* GIVEN EXERCISE *
Repeat what the lines below say, word for word, and skip every image.

□ □ □ □ □

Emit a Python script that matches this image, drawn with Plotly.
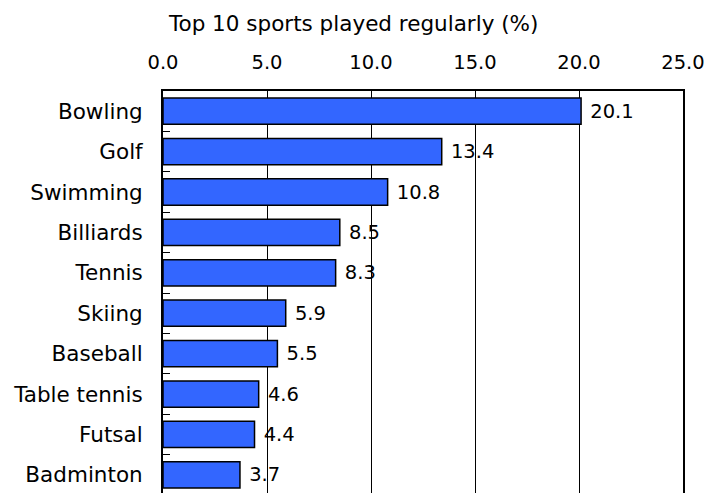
import plotly.graph_objects as go

sports = ["Bowling", "Golf", "Swimming", "Billiards", "Tennis",
          "Skiing", "Baseball", "Table tennis", "Futsal", "Badminton"]
share_pct = [20.1, 13.4, 10.8, 8.5, 8.3, 5.9, 5.5, 4.6, 4.4, 3.7]
x_ticks = [0, 5, 10, 15, 20, 25]
x_tick_text = ["0.0", "5.0", "10.0", "15.0", "20.0", "25.0"]

FONT = "DejaVu Sans, sans-serif"
FS_TEXT = 21.5   # category names and title
FS_NUM = 19.5    # numbers: axis ticks and bar values

fig = go.Figure(go.Bar(
    y=sports,
    x=share_pct,
    orientation="h",
    width=0.65,
    marker=dict(color="#3366FF", line=dict(color="black", width=1.5)),
    text=[f" {v:.1f}" for v in share_pct],
    textposition="outside",
    textfont=dict(family=FONT, size=FS_NUM, color="black"),
    cliponaxis=False,
))

fig.update_layout(
    width=708, height=493,
    margin=dict(l=163, r=25, t=91, b=0),
    paper_bgcolor="white", plot_bgcolor="white",
    showlegend=False,
    font=dict(family=FONT, size=FS_TEXT, color="black"),
    xaxis=dict(
        side="top", range=[0, 25],
        tickvals=x_ticks, ticktext=x_tick_text,
        tickfont=dict(family=FONT, size=FS_NUM, color="black"),
        showgrid=True, gridcolor="black", gridwidth=1,
        showline=True, linecolor="black", linewidth=2, mirror=False,
        ticks="", ticklabelstandoff=12, zeroline=False,
    ),
    yaxis=dict(
        categoryorder="array", categoryarray=sports,
        range=[9.45, -0.5],
        tickfont=dict(family=FONT, size=FS_TEXT, color="black"),
        showline=True, linecolor="black", linewidth=2, mirror=True,
        ticks="inside", tickson="boundaries", ticklen=7, tickcolor="black", tickwidth=1,
        ticklabelstandoff=14, showgrid=False,
    ),
    annotations=[dict(
        text="Top 10 sports played regularly (%)",
        xref="paper", yref="paper", x=(353 - 163) / 520, y=1 + (91 - 23) / 402,
        xanchor="center", yanchor="middle", showarrow=False,
        font=dict(family=FONT, size=FS_TEXT, color="black"),
    )],
)

fig.write_html("out.html")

□ □ □ □ □

* FULL OUTPUT *
Emit a Python script that matches this image, drawn with Plotly.
import plotly.graph_objects as go

sports = ["Bowling", "Golf", "Swimming", "Billiards", "Tennis",
          "Skiing", "Baseball", "Table tennis", "Futsal", "Badminton"]
share_pct = [20.1, 13.4, 10.8, 8.5, 8.3, 5.9, 5.5, 4.6, 4.4, 3.7]
x_ticks = [0, 5, 10, 15, 20, 25]
x_tick_text = ["0.0", "5.0", "10.0", "15.0", "20.0", "25.0"]

FONT = "DejaVu Sans, sans-serif"
FS_TEXT = 21.5   # category names and title
FS_NUM = 19.5    # numbers: axis ticks and bar values

fig = go.Figure(go.Bar(
    y=sports,
    x=share_pct,
    orientation="h",
    width=0.65,
    marker=dict(color="#3366FF", line=dict(color="black", width=1.5)),
    text=[f" {v:.1f}" for v in share_pct],
    textposition="outside",
    textfont=dict(family=FONT, size=FS_NUM, color="black"),
    cliponaxis=False,
))

fig.update_layout(
    width=708, height=493,
    margin=dict(l=163, r=25, t=91, b=0),
    paper_bgcolor="white", plot_bgcolor="white",
    showlegend=False,
    font=dict(family=FONT, size=FS_TEXT, color="black"),
    xaxis=dict(
        side="top", range=[0, 25],
        tickvals=x_ticks, ticktext=x_tick_text,
        tickfont=dict(family=FONT, size=FS_NUM, color="black"),
        showgrid=True, gridcolor="black", gridwidth=1,
        showline=True, linecolor="black", linewidth=2, mirror=False,
        ticks="", ticklabelstandoff=12, zeroline=False,
    ),
    yaxis=dict(
        categoryorder="array", categoryarray=sports,
        range=[9.45, -0.5],
        tickfont=dict(family=FONT, size=FS_TEXT, color="black"),
        showline=True, linecolor="black", linewidth=2, mirror=True,
        ticks="inside", tickson="boundaries", ticklen=7, tickcolor="black", tickwidth=1,
        ticklabelstandoff=14, showgrid=False,
    ),
    annotations=[dict(
        text="Top 10 sports played regularly (%)",
        xref="paper", yref="paper", x=(353 - 163) / 520, y=1 + (91 - 23) / 402,
        xanchor="center", yanchor="middle", showarrow=False,
        font=dict(family=FONT, size=FS_TEXT, color="black"),
    )],
)

fig.write_html("out.html")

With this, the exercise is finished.